A Russian SU-27 fighter performs an exercise maneuver on Aug. 8, 2010, over Anchorage, Alaska.

In a Cold War-style confrontation, a Russian fighter got too close for comfort to a U.S. electronic reconnaissance plane in late April, prompting complaints to Russian officials from top U.S. military officials.

“On the afternoon of April 23, a U.S. Air Force RC-135U flying in international airspace on a routine mission over the sea of Okhotsk was intercepted by a single Russian Su-27 Flanker,” Pentagon spokesman Col. Steve Warren told reporters Tuesday. “The Su-27 approached the RC-135 across the nose of the U.S. aircraft within approximately 100 feet.”

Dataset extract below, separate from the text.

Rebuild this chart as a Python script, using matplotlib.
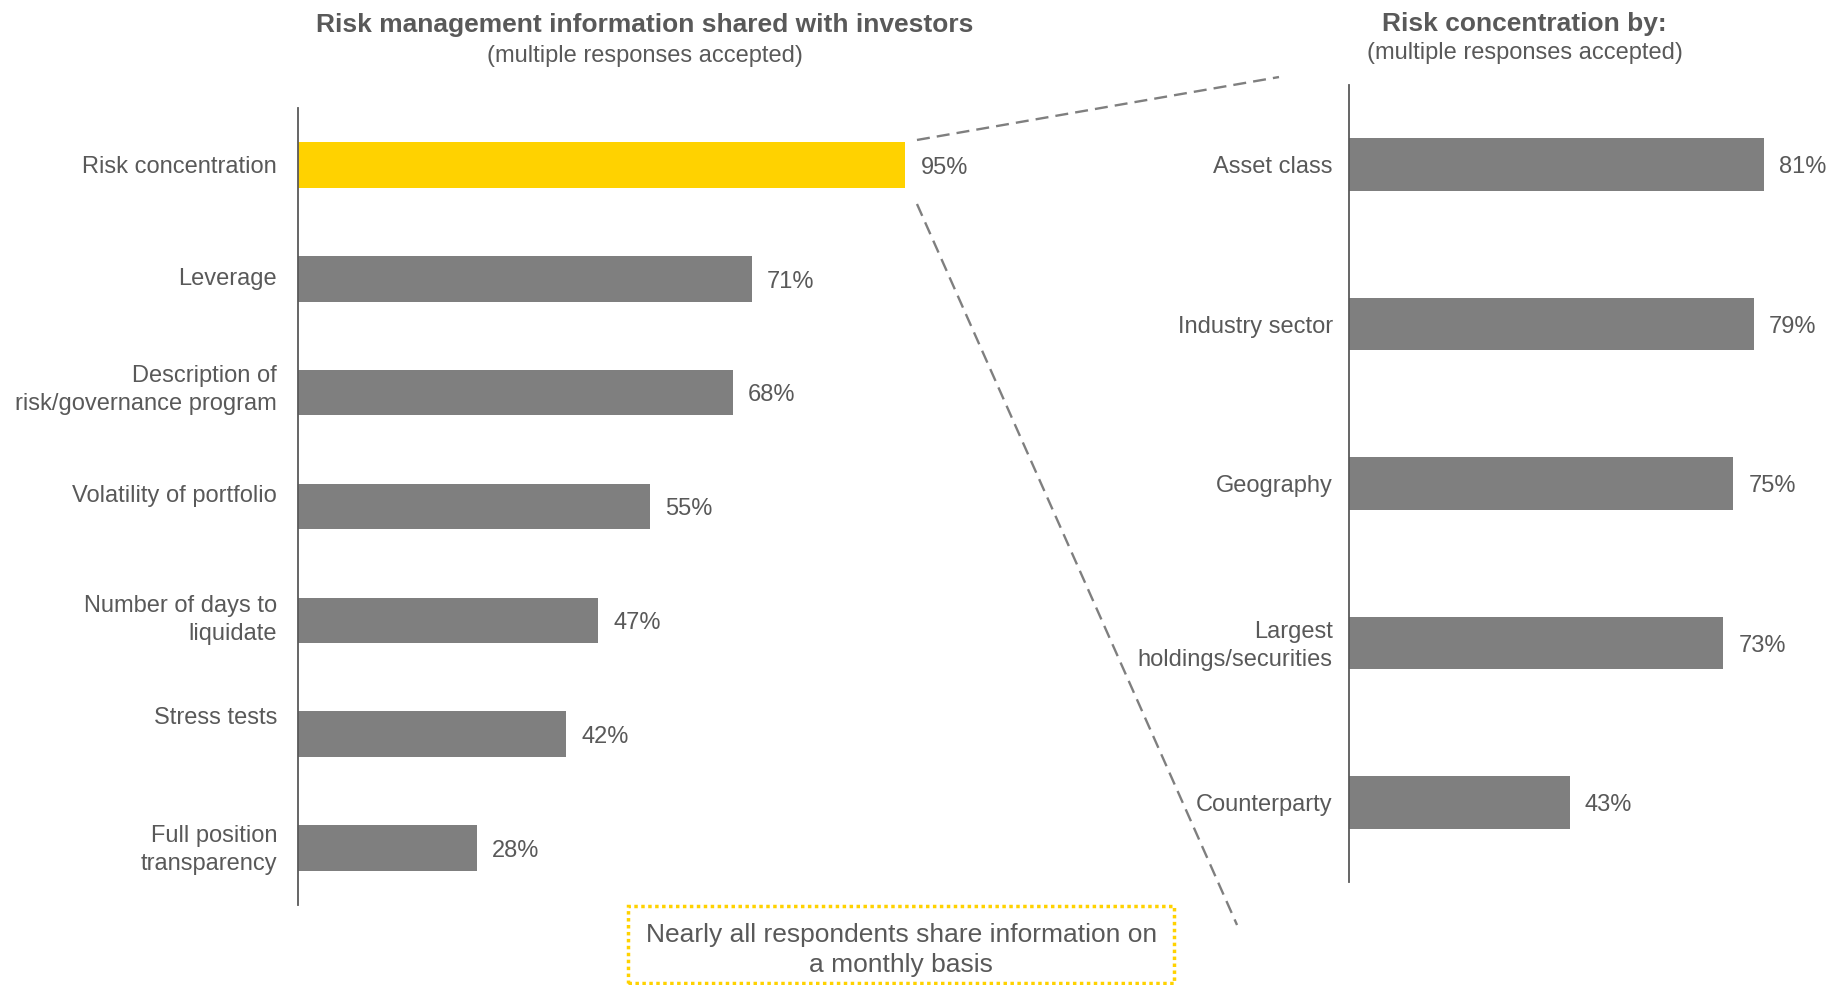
import matplotlib
matplotlib.use("Agg")
import matplotlib.pyplot as plt
from matplotlib.lines import Line2D
from matplotlib.patches import Rectangle
from matplotlib.transforms import ScaledTranslation

plt.rcParams['font.family'] = ['Liberation Sans', 'DejaVu Sans']

left_categories = ["Risk concentration", "Leverage", "Description of\nrisk/governance program",
                   "Volatility of portfolio", "Number of days to\nliquidate", "Stress tests",
                   "Full position\ntransparency"]
left_values = [95, 71, 68, 55, 47, 42, 28]
right_categories = ["Asset class", "Industry sector", "Geography",
                    "Largest\nholdings/securities", "Counterparty"]
right_values = [81, 79, 75, 73, 43]
left_title = "Risk management information shared with investors"
right_title = "Risk concentration by:"
subtitle = "(multiple responses accepted)"
note = "Nearly all respondents share information on\na monthly basis"

TXT = "#595959"
GRAY = "#7f7f7f"
YELLOW = "#ffd200"
FS = 17

fig = plt.figure(figsize=(18.48, 9.85), dpi=100)

def style(ax, n, pad):
    ax.set_ylim(n - 0.5, -0.5)
    for s in ["top", "right", "bottom"]:
        ax.spines[s].set_visible(False)
    ax.spines["left"].set_color(TXT)
    ax.spines["left"].set_linewidth(1.3)
    ax.set_xticks([])
    ax.tick_params(axis="y", length=0, pad=pad, labelsize=FS, labelcolor=TXT)

def value_labels(ax, bars, values):
    for b, v in zip(bars, values):
        ax.annotate(f"{v}%", (b.get_width(), b.get_y() + b.get_height() / 2),
                    xytext=(11, -2), textcoords="offset points", va="center", ha="left",
                    fontsize=FS, color=TXT)

def shift_labels(ax, shifts):
    for lab, dy in zip(ax.get_yticklabels(), shifts):
        lab.set_transform(lab.get_transform() + ScaledTranslation(0, dy / 72, fig.dpi_scale_trans))

# Left panel
axL = fig.add_axes([0.1613, 0.0812, 0.3458, 0.8092])
colorsL = [YELLOW] + [GRAY] * (len(left_values) - 1)
barsL = axL.barh(range(len(left_values)), left_values, height=0.40, color=colorsL)
axL.set_xlim(0, 100)
style(axL, len(left_values), 15)
axL.set_yticks(range(len(left_categories)))
axL.set_yticklabels(left_categories, linespacing=1.33)
value_labels(axL, barsL, left_values)
# small vertical label offsets seen in the reference (points)
shift_labels(axL, [0, 1.5, 5.5, 9.5, 4, 13.5, 2.5])

# Right panel
axR = fig.add_axes([0.7302, 0.1046, 0.2494, 0.8091])
barsR = axR.barh(range(len(right_values)), right_values, height=0.33, color=GRAY)
axR.set_xlim(0, 90)
style(axR, len(right_values), 12)
axR.set_yticks(range(len(right_categories)))
axR.set_yticklabels(right_categories, linespacing=1.33)
value_labels(axR, barsR, right_values)
shift_labels(axR, [0, 0, 0, 1.5, 0])

# Titles
fig.text(0.349, 0.9745, left_title, ha="center", va="center", fontsize=19,
         fontweight="bold", color=TXT)
fig.text(0.349, 0.9435, subtitle, ha="center", va="center", fontsize=FS, color=TXT)
fig.text(0.825, 0.9755, right_title, ha="center", va="center", fontsize=19,
         fontweight="bold", color=TXT)
fig.text(0.825, 0.946, subtitle, ha="center", va="center", fontsize=FS, color=TXT)

# Connector dashed lines
dash = (0, (5.5, 3.0))
fig.add_artist(Line2D([0.4962, 0.6921], [0.8579, 0.9218], transform=fig.transFigure,
                      color=GRAY, lw=1.7, linestyle=dash))
fig.add_artist(Line2D([0.4962, 0.6694], [0.7929, 0.0609], transform=fig.transFigure,
                      color=GRAY, lw=1.7, linestyle=dash))

# Note box
fig.add_artist(Rectangle((0.3398, 0.002), 0.2955, 0.078, transform=fig.transFigure,
                         fill=False, edgecolor=YELLOW, lw=2.5, linestyle=(0, (1, 1))))
fig.text(0.4876, 0.0355, note, ha="center", va="center", fontsize=19, color=TXT,
         linespacing=1.3)

fig.savefig("out.png", dpi=100)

There was no radio communication between the two aircraft, but the Russian jet rolled to expose its armaments to the crew of the U.S. jet, Warren said. The RC-135U’s pilots did not need to engage in evasive maneuvers, Warren said.

Defense Secretary Chuck Hagel and Chairman of the Joint Chiefs of Staff both “communicated our concerns over that incident directly to the Russian military,” Warren said.

Warren said he was aware of no other close encounters since, and routine military flights continue over the Sea of Okhotsk, which lies off Russia’s east coast, north of Japan.

“We are continuing to conduct our normal operations,” he said.